Daddy in the House is based on a premise that's new to me. That's not saying it hasn't been done before, but it's one I've never run across. Linda Style has given us a child with amnesia, and that loss of memory throws her divorced parents together as they try to give their daughter some normalcy to regain her memory.
Logan Wakefield is not pleased to be getting a phone call from his ex-wife. However, when he discovers the reason for her call, he hurries to her. Their seven-year-old daughter Hallie has been in an after-school accident and isn't waking up. When she finally does, Hallie recognizes Logan but has no recollection of Dana.
Following doctors' orders, Logan moves back in with Dana and Hallie. They're going to pretend to be a normal couple in hopes that Hallie will regain her memory. What they don't count on is that proximity will broadside them, causing them both to reevaluate the reasons for their divorce. Proximity will also make them both aware that the physical side of their relationship is alive and very, very well.

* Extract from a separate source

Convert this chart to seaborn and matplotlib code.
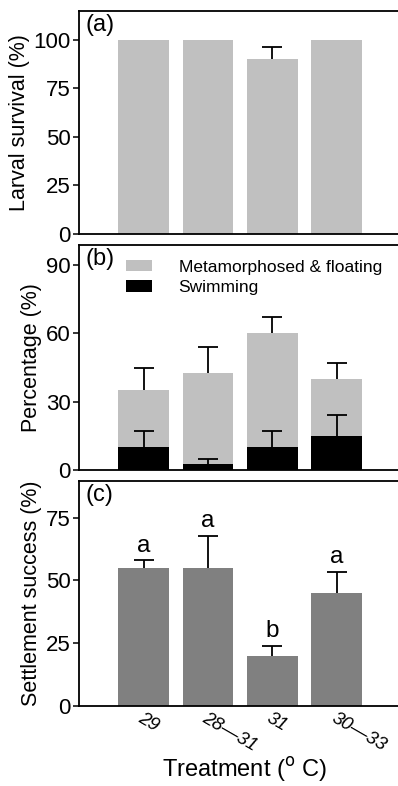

Logan and Dana are both strong-willed individuals who've never learned the fine art of compromise. They've also never learned to be open and honest with the other, a situation that continues to cause them a world of grief now, much as it did the past. Dana is the more problematic of the two. What she considers self-sufficiency and self-confidence, I consider obstinacy. She's never appreciated Logan's need to help her and comes across as a mini-virago. For a smart woman, she doesn't understand a man's psyche. She needs to read Men Are From Mars. Then at least she'd know where Logan is coming from in his caveman need to solve her problems.
Logan is no angel in their relationship, either. For far too much of their marriage, he was gone with his CIA covert jobs. While he appreciated that Dana was self-sufficient, he never thought that she really needed him. These two have major unresolved issues. Neither has ever vocalized what they need from the other in their relationship. When they finally do talk over and hash out their differences, they discover that they do indeed need
and complement each other.
Dana, Ms. Super Independent, has always felt that Logan neither wanted nor valued her opinions. They try to work through a mystery that permeates the whole plot, but past habits have them reacting in the same destructive way. They aren't sure if someone is after Hallie and if so, is it because of Logan's past and his CIA work or Dana's job as a prosecuting attorney. This mystery pervades the plot, yet is never resolved in a satisfactory manner. Our suspicions bounce all over the place and that dilutes the whole mystery thread.
Let me compliment Ms. Style's ability to pull us into this couple's constant sexual awareness of the other. They both know what they've lost, yet aren't sure if they can ever recover those feelings. Occasional tender moments show us what Logan and Dana once had.
What really caused me to feel lukewarm about Daddy in the House is Dana's attitude. This woman would seemingly complain that grass is green or water is wet. Nothing seems to really please her. Her Superwoman complex soon wears thin. Without any empathy or real concern for the heroine, it's hard to sustain an interest in the story.